A Nica washing machine named Mark. From Texas.
So I had some observations on this trip. Since there are other blog posts about the herbal clinic our group did and the water purification our team introduced to the community, I won't repeat it. This is more of the hermist-eye-view of a land that was dunked head first in a vat of color, heat rash and gallo pinto.
1. Gallo Pinto.
Speaking of. The most common Nica staple, you'll be seeing it breakfast, lunch and dinner. If you are wearing your lucky socks, you may see fried plantains with it. After Day 2, you will wolf those plantains down just like Walmart shopper that takes out a small child in the way of a doorbuster sale tv. Some people can't get enough of it ... others? Well, lets just say for some, rice and beans won't be on their plates any time soon....
2. You need livestock.
Hey, whats for dinner? I dunno. Nooo idea.
The Nicas have this one figured out. Everywhere we went, we were either tripping over a pig, a chicken, having a cow suspiciously give us the stink eye or we interrupted a steady stream of ducklings, chicks or piglets squealing after their mama. Entire families of fowl, fur and cluck lined river beds, minding their own business, guarded by skeletal family dogs and eating bugs.
The Nica in this region do not have refrigeration, so when they harvest an animal, its a community thing and everything down to the bones, pelt and fat are used right away. Up here in the good old US of A, if we used more of these basic homesteading and community concepts, we'd be on our way to some sort of food self-reliance instead of a full panic every time there's a hurricane that rolls through.
3. Older Nica men are the bomb
No, this pig is not part of a misguided airline idea.
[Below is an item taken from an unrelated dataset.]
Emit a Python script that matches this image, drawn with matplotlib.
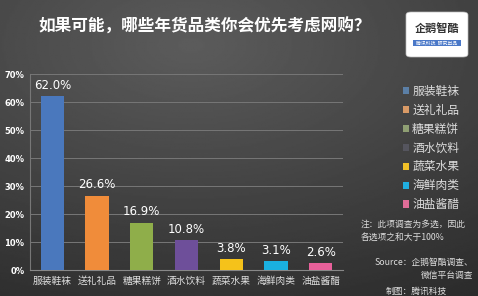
import numpy as np
import matplotlib
matplotlib.use("Agg")
import matplotlib.pyplot as plt
from matplotlib.patches import Patch, FancyBboxPatch

plt.rcParams['font.family'] = ['Noto Sans CJK SC', 'DejaVu Sans']

categories = ["服装鞋袜", "送礼礼品", "糖果糕饼", "酒水饮料", "蔬菜水果", "海鲜肉类", "油盐酱醋"]
values = [62.0, 26.6, 16.9, 10.8, 3.8, 3.1, 2.6]
bar_colors = ["#4a78bd", "#f08c3a", "#8fae4a", "#6e4f9a", "#f5c21a", "#1ab0e0", "#e8609a"]
legend_colors = ["#5b7fa6", "#d99a66", "#8f9f73", "#55555e", "#f0c028", "#20aee0", "#e06d98"]
yticks = [0, 10, 20, 30, 40, 50, 60, 70]
title = "如果可能，哪些年货品类你会优先考虑网购？"

W, H = 478, 296
fig = plt.figure(figsize=(W/100, H/100), dpi=100)

# background gradient
bg = fig.add_axes([0, 0, 1, 1], zorder=-10)
yy, xx = np.mgrid[0:1:200j, 0:1:300j]
r = np.sqrt(((xx-0.4)/1.0)**2 + ((yy-0.15)/0.9)**2)
img = 0.36 - 0.17*r
bg.imshow(img, cmap='gray', vmin=0, vmax=1, aspect='auto', extent=[0, 1, 0, 1], origin='upper')
bg.set_axis_off()

ax = fig.add_axes([30/W, 1-270/H, (343-30)/W, (270-74)/H])
ax.set_facecolor('none')
x = np.arange(len(categories))
ax.bar(x, values, width=0.52, color=bar_colors, zorder=3)
for xi, v in zip(x, values):
    ax.text(xi, v + 1.5, f"{v:.1f}%", ha='center', va='bottom', color='white', fontsize=8.5, family='DejaVu Sans')
ax.set_xlim(-0.5, len(categories)-0.5)
ax.set_ylim(0, 70)
ax.set_yticks(yticks)
ax.set_yticklabels([f"{t}%" for t in yticks], color='white', fontsize=6, fontweight='bold', family='DejaVu Sans')
ax.set_xticks(x)
ax.set_xticklabels(categories, color='#dddddd', fontsize=7)
ax.tick_params(length=0, pad=4)
ax.grid(axis='y', color='#777777', linewidth=0.7, zorder=0)
for s in ['top', 'right']:
    ax.spines[s].set_visible(False)
ax.spines['left'].set_color('#777777')
ax.spines['bottom'].set_color('#888888')

fig.text(205/W, 1-27/H, title, ha='center', va='center', color='white', fontsize=12, fontweight='bold')

handles = [Patch(facecolor=c, edgecolor='none') for c in legend_colors]
leg = fig.legend(handles, categories, loc='upper left', bbox_to_anchor=(398/W, 1-80/H),
                 frameon=False, fontsize=8.5, labelcolor='#dddddd', handlelength=0.55, handleheight=0.55,
                 handletextpad=0.25, labelspacing=0.5, borderaxespad=0)

fig.text(361/W, 1-231/H, "注：此项调查为多选，因此\n各选项之和大于100%", ha='left', va='center',
         color='#dddddd', fontsize=6.3, style='italic', linespacing=1.5)
fig.text(473/W, 1-269/H, "Source：企鹅智酷调查、\n微信平台调查", ha='right', va='center',
         color='#dddddd', fontsize=6.3, style='italic', linespacing=1.5)
fig.text(386/W, 1-291/H, "制图：腾讯科技", ha='left', va='center', color='#dddddd', fontsize=6.3, style='italic')

# logo
logo = FancyBboxPatch((406/W, 1-57/H), 62/W, 45/H, boxstyle="round,pad=0,rounding_size=0.01",
                      transform=fig.transFigure, facecolor='white', edgecolor='#bbbbbb', linewidth=0.5)
fig.add_artist(logo)
fig.text(437/W, 1-28/H, "企鹅智酷", ha='center', va='center', color='#333333', fontsize=8, fontweight='bold')
band = FancyBboxPatch((413/W, 1-46/H), 48/W, 6/H, boxstyle="square,pad=0",
                      transform=fig.transFigure, facecolor='#4a78c8', edgecolor='none')
fig.add_artist(band)
fig.text(437/W, 1-43/H, "腾讯科技  研究出品", ha='center', va='center', color='white', fontsize=3.5)

fig.savefig("out.png", dpi=100)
. Trying to figure out how to drill into plastic without a drill? If you've got a match, a stick and a nail, you're about to be schooled by a total bad-ass named Don Luis -- who, before you can turn around, will have a fire started, a nail hammered into the end of a stick and that heated up nail neatly slicing through plastic like a hot knife in butter.
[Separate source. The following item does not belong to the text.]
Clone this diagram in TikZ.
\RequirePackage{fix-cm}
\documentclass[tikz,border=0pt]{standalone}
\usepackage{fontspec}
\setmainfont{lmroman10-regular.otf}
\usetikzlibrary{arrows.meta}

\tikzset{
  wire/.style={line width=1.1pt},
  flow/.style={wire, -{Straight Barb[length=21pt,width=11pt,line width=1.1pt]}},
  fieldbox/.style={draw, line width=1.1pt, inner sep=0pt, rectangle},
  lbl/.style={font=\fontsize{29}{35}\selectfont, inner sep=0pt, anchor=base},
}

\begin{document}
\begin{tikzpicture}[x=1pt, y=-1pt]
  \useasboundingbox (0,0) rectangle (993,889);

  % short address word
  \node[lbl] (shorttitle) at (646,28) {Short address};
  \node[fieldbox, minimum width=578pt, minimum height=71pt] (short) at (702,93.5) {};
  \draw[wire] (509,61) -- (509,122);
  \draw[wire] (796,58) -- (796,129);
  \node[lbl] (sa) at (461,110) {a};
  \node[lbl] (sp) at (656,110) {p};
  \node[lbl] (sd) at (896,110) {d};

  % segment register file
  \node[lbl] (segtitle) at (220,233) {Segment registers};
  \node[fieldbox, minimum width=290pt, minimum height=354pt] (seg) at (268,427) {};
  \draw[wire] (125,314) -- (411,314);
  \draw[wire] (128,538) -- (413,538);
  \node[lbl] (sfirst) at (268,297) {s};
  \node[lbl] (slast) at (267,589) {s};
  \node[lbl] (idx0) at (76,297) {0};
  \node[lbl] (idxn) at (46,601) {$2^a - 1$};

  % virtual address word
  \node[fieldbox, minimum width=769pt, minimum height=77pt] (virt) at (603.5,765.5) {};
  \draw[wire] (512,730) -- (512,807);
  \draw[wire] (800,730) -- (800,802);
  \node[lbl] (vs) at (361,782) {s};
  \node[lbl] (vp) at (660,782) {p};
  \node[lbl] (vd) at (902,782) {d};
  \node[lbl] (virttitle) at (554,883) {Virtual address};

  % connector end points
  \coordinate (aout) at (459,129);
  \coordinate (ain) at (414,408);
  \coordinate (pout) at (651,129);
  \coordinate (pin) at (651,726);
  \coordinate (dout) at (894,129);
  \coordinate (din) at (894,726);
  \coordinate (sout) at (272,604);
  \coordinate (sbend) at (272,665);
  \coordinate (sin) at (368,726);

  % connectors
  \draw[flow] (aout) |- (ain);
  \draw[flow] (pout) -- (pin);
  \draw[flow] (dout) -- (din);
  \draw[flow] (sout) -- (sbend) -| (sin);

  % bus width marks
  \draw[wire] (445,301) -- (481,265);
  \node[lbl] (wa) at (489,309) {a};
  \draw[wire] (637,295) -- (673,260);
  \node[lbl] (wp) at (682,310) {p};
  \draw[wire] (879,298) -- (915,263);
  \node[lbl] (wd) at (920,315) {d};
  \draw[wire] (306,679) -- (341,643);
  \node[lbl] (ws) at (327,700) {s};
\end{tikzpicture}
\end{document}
4. Pinata parties are scary.
Don Luis. There is nothing this man can not do.
Hand a stick to a small capable child or an excited grownup, and then make sure you stand back because there are going to be flying Hello Kitty body parts pretty quickly. Are they an excuse to bash the living daylights out of cartoon creatures, a creative way to get a lollipop or a way to blow off steam -- who knows.
Yeah buddy, you'd better stand back there...
It is pretty obvious that more than just the kids relish the carnage though. It brings out the delight in all ages.
I think they enjoyed the disembowelment of Mickey Mouse a little too much...
Just sayin'. See this guy? I don't think he was even aiming for the pinata.
5. Nica girls get to wear the BEST dresses.
It makes me wish I was 8 years old again. Of course I was just a mess of band-aids on both knees, mud from the garden in my hair and ... awww hell.
Dressed in their Sunday best, these little visions somehow manage to stay clean, crisply ironed and have totally cute hair even while running around decapitating pinatas. And our group? We looked like someone had pushed us off a ravine with a mile to fall. And that was after we woke up and got freshly showered and dressed.
How do they do it?
6. The Nica are a beautiful people.
Whether they are young or old, they have a certain simple and quiet grace. To be around them for our trip was a treat.
They found happiness just by being around eachother, without cell phones, video games or other distractions. Its a sweet addiction. Nicaragua, so much about your rough and jagged edges makes me walk the edges but the more I watch and learn, the more I want to return and step closer.